Given data:
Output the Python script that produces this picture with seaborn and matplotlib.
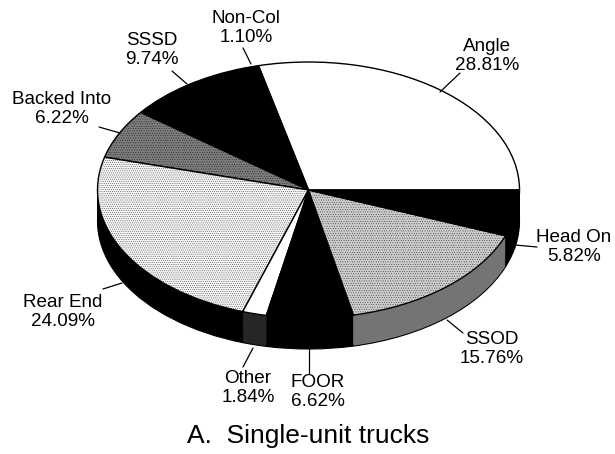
import matplotlib
matplotlib.use('Agg')
import matplotlib.pyplot as plt
import seaborn as sns

# Crash type shares, counter clockwise from the right hand side
categories = ['Angle', 'Non-Col', 'SSSD', 'Backed Into', 'Rear End', 'Other', 'FOOR', 'SSOD', 'Head On']
shares = [28.81, 1.10, 9.74, 6.22, 24.09, 1.84, 6.62, 15.76, 5.82]
top_colors = ['white', 'black', 'black', '#7c7c7c', '#f4f4f4', 'white', 'black', '#cccccc', 'black']
side_colors = ['black', 'black', 'black', 'black', 'black', '#262626', 'black', '#747474', 'black']
top_hatch = [None, None, None, '.......', '........', None, None, '.......', None]
title = 'A.  Single-unit trucks'

sns.set_theme(style='white')
plt.rcParams['font.family'] = ['Liberation Sans', 'DejaVu Sans']
plt.rcParams['hatch.linewidth'] = 0.2

W, H = 615, 454
CX, CY, RX, RY = 308.5, 190, 211, 128
DEPTH = 31 / RY


def to_data(px, py):
    return (px - CX) / RX, (CY - py) / RY


fig = plt.figure(figsize=(6.15, 4.54), dpi=100)
ax = fig.add_axes([0, 0, 1, 1])

# Side wall: the same pie stacked downwards
steps = 30
for i in range(steps, -1, -1):
    ax.pie(shares, colors=side_colors, radius=1, center=(0, -DEPTH * i / steps), counterclock=True,
           startangle=0, frame=True, wedgeprops={'linewidth': 0.8 if i == steps else 0, 'edgecolor': 'black'})

# Top face
wedges, _ = ax.pie(shares, colors=top_colors, radius=1, center=(0, 0), startangle=0, frame=True,
                   wedgeprops={'linewidth': 1.0, 'edgecolor': 'black'})
for wedge, h in zip(wedges, top_hatch):
    if h:
        wedge.set_hatch(h)

ax.set_aspect('auto')
ax.set_xlim(to_data(0, 0)[0], to_data(W, 0)[0])
ax.set_ylim(to_data(0, H)[1], to_data(0, 0)[1])
ax.axis('off')

# Label text centre and leader line ends, in pixels of the picture
placement = {
    'Angle': ((487, 56), (460, 73), (440, 92)),
    'Non-Col': ((246, 28), (243, 48), (251, 64)),
    'SSSD': ((152, 50), (172, 71), (187, 84)),
    'Backed Into': ((62, 109), (99, 127), (120, 133)),
    'Rear End': ((63, 312), (103, 289), (122, 283)),
    'Other': ((248, 388), (243, 367), (253, 348)),
    'FOOR': ((318, 392), (309, 373), (309, 349)),
    'SSOD': ((492, 349), (463, 333), (447, 320)),
    'Head On': ((574, 247), (537, 247), (515, 245)),
}
for name, share in zip(categories, shares):
    text_pos, start, end = placement[name]
    ax.text(*to_data(*text_pos), f'{name}\n{share:.2f}%', ha='center', va='center', fontsize=13.6,
            linespacing=1.1, color='black')
    ax.plot(*zip(to_data(*start), to_data(*end)), color='black', lw=0.9)

ax.text(*to_data(308, 436), title, ha='center', va='center', fontsize=19, color='black')

fig.savefig('out.png', dpi=100)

Work to do: Give the number of lines in the data that contain "matplotlib", with no other words.

Reply to the exercise: 4